Steve Barclay wrote for The Independent that any boost to wages would “take billions of pounds away from where we need it most.”
He wrote: “Unaffordable pay hikes will mean cutting patient care and stoking the inflation that would make us all poorer.”
But the Royal College of Nursing [RCN] criticized him for “pitting nurses against patients,” branding the comments “a new low for the health secretary.”
An RCN spokesperson said: “Patient care is suffering because his government cut nurses’ wages for over a decade, causing record nursing vacancies in the NHS. Paying nurses fairly and patient care go hand in hand.”
The union urged the health secretary to “get back round the table and negotiate a fair pay rise for nurses.”

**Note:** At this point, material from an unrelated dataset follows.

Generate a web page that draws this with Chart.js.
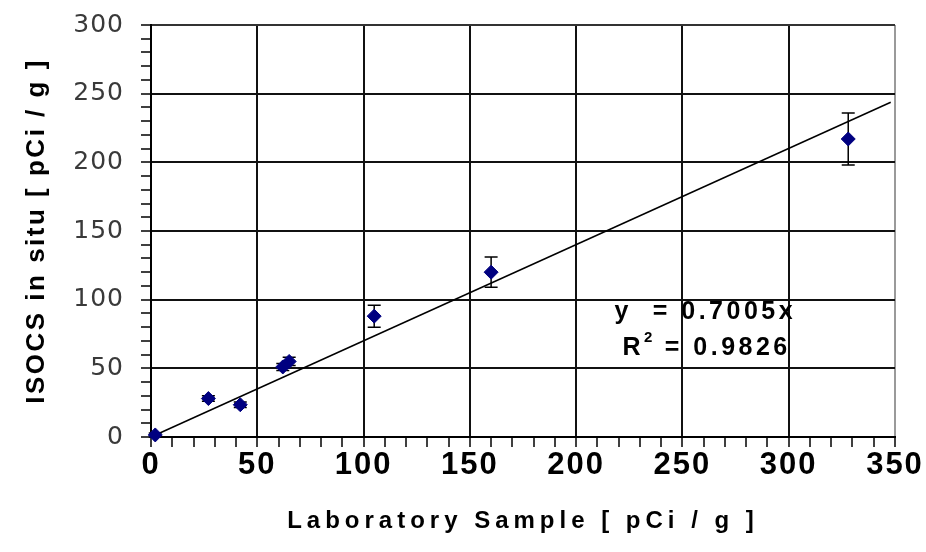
<!DOCTYPE html>
<html>
<head>
<meta charset="utf-8">
<script src="https://cdn.jsdelivr.net/npm/chart.js@4.4.1/dist/chart.umd.min.js"></script>
<style>
  html, body { margin: 0; padding: 0; background: #fff; }
  #c { display: block; }
</style>
</head>
<body>
<canvas id="c" width="926" height="552"></canvas>
<script>
// Laboratory result vs. ISOCS in-situ result, pCi/g
const labSample = [2, 27, 42, 62, 65, 105, 160, 328];
const insitu    = [1.5, 28, 23.5, 51, 55, 88, 120, 217];
const insituErr = [1.5, 2, 2, 2.5, 3, 8, 11, 19];

// Linear fit through the origin
const fitSlope = 0.7005;
const fitR2 = 0.9826;
const fitRange = [0, 348];

// Axis ranges and tick spacing
const xMax = 350, yMax = 300;
const tickStep = 10, majorStep = 50;

const xTitle = 'Laboratory Sample [ pCi / g ]';
const yTitle = 'ISOCS in situ [ pCi / g ]';

const isMajor = v => Math.abs(v % majorStep) < 1e-9;

function gridColor(edgeValue, edgeColor) {
  return c => {
    const v = c.tick ? c.tick.value : 0;
    if (!isMajor(v)) return 'rgba(0,0,0,0)';
    if (v === edgeValue) return edgeColor;
    return '#111';
  };
}

// Per-axis letter spacing for tick labels and titles
const letterSpacingPlugin = {
  id: 'letterSpacing',
  beforeDraw(chart, args, opts) {
    Object.keys(opts).forEach(id => {
      const scale = chart.scales[id];
      if (!scale || scale.__spaced) return;
      scale.__spaced = true;
      const wrap = (name, value) => {
        const orig = scale[name];
        scale[name] = function (...a) {
          const ctx = this.ctx;
          const prev = ctx.letterSpacing || '0px';
          ctx.letterSpacing = value;
          orig.apply(this, a);
          ctx.letterSpacing = prev;
        };
      };
      wrap('drawLabels', opts[id].labels);
      wrap('drawTitle', opts[id].title);
    });
  }
};

// Vertical error bars with caps, drawn just under the markers
const errorBarPlugin = {
  id: 'errorBars',
  beforeDatasetDraw(chart, args) {
    if (args.index !== 0) return;
    const { ctx, scales: { x, y } } = chart;
    const cap = 6.5;
    ctx.save();
    ctx.strokeStyle = '#000';
    ctx.lineWidth = 1.5;
    labSample.forEach((v, i) => {
      const px = x.getPixelForValue(v);
      const top = y.getPixelForValue(insitu[i] + insituErr[i]);
      const bot = y.getPixelForValue(insitu[i] - insituErr[i]);
      ctx.beginPath();
      ctx.moveTo(px, top); ctx.lineTo(px, bot);
      ctx.moveTo(px - cap, top); ctx.lineTo(px + cap, top);
      ctx.moveTo(px - cap, bot); ctx.lineTo(px + cap, bot);
      ctx.stroke();
    });
    ctx.restore();
  }
};

// Fit equation and R² label
const fitLabelPlugin = {
  id: 'fitLabel',
  afterDraw(chart, args, opts) {
    const { ctx, scales: { x, y } } = chart;
    const left = x.getPixelForValue(opts.x);
    const y1 = y.getPixelForValue(opts.y1);
    const y2 = y.getPixelForValue(opts.y2);
    const big = 'bold 25px "Liberation Sans", Arial, sans-serif';
    const small = 'bold 15px "Liberation Sans", Arial, sans-serif';
    ctx.save();
    ctx.fillStyle = '#000';
    ctx.textBaseline = 'middle';
    ctx.textAlign = 'left';
    ctx.font = big;
    ctx.letterSpacing = '3.5px';
    ctx.fillText('y  = ' + fitSlope.toFixed(4) + 'x', left, y1);

    let cx = left + 8;
    ctx.fillText('R', cx, y2);
    cx += ctx.measureText('R').width;
    ctx.font = small;
    ctx.letterSpacing = '2px';
    ctx.fillText('2', cx, y2 - 10);
    cx += ctx.measureText('2').width;
    ctx.font = big;
    ctx.letterSpacing = '3.5px';
    ctx.fillText(' = ' + fitR2.toFixed(4), cx, y2);
    ctx.restore();
  }
};

new Chart(document.getElementById('c'), {
  data: {
    datasets: [
      {
        type: 'scatter',
        data: labSample.map((v, i) => ({ x: v, y: insitu[i] })),
        pointStyle: 'rectRot',
        pointRadius: 7,
        backgroundColor: '#000080',
        borderColor: '#000080',
        borderWidth: 1,
        clip: false
      },
      {
        type: 'line',
        data: fitRange.map(v => ({ x: v, y: fitSlope * v })),
        borderColor: '#000',
        borderWidth: 1.5,
        pointRadius: 0,
        fill: false,
        clip: false
      }
    ]
  },
  options: {
    responsive: false,
    animation: false,
    devicePixelRatio: 1,
    layout: { padding: { top: 25, right: 31, left: 0, bottom: 0 } },
    plugins: {
      legend: { display: false },
      tooltip: { enabled: false },
      letterSpacing: {
        x: { labels: '2px', title: '5px' },
        y: { labels: '1px', title: '2.5px' }
      },
      fitLabel: { x: 218, y1: 91.2, y2: 64.8 }
    },
    scales: {
      x: {
        type: 'linear',
        min: 0,
        max: xMax,
        afterFit(s) { s.height = 115; s.paddingLeft = 0; s.paddingRight = 0; },
        ticks: {
          stepSize: tickStep,
          autoSkip: false,
          maxRotation: 0,
          minRotation: 0,
          padding: 0,
          color: '#000',
          font: { family: '"Liberation Sans", Arial, sans-serif', size: 31, weight: 'bold' },
          callback: v => isMajor(v) ? String(v) : ''
        },
        grid: {
          color: gridColor(xMax, '#9a9a9a'),
          lineWidth: 2,
          tickColor: '#000',
          tickLength: 10,
          tickWidth: 1.5
        },
        border: { color: '#000', width: 2 },
        title: {
          display: true,
          text: xTitle,
          color: '#000',
          font: { family: '"Liberation Sans", Arial, sans-serif', size: 24, weight: 'bold' },
          padding: { top: 0, bottom: 16 }
        }
      },
      y: {
        type: 'linear',
        min: 0,
        max: yMax,
        afterFit(s) { s.width = 151; s.paddingTop = 0; s.paddingBottom = 0; },
        ticks: {
          stepSize: tickStep,
          autoSkip: false,
          padding: 17,
          color: '#3a3a3a',
          font: { family: '"DejaVu Sans", sans-serif', size: 25 },
          callback: v => isMajor(v) ? String(v) : ''
        },
        grid: {
          color: gridColor(yMax, '#333'),
          lineWidth: 2,
          tickColor: '#000',
          tickLength: 10,
          tickWidth: 1.5
        },
        border: { color: '#000', width: 2 },
        title: {
          display: true,
          text: yTitle,
          color: '#000',
          font: { family: '"Liberation Sans", Arial, sans-serif', size: 26, weight: 'bold' },
          padding: { top: 21, bottom: 0 }
        }
      }
    }
  },
  plugins: [letterSpacingPlugin, errorBarPlugin, fitLabelPlugin]
});
</script>
</body>
</html>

On Wednesday tens of thousands of nurses are likely to strike across 55 trusts. NHS data shows 4,567 operations and 25,009 outpatient appointments were cancelled during the nurse’s strikes on 15 and 20 December.
The NHS also faces further ambulance strikes next Monday, which sources indicate will go ahead, and new strikes are to be announced for February by union GMB.
It comes as it was confirmed rail workers will join civil servants and teachers walking out on what has been billed as a “national day of action” on 1 February.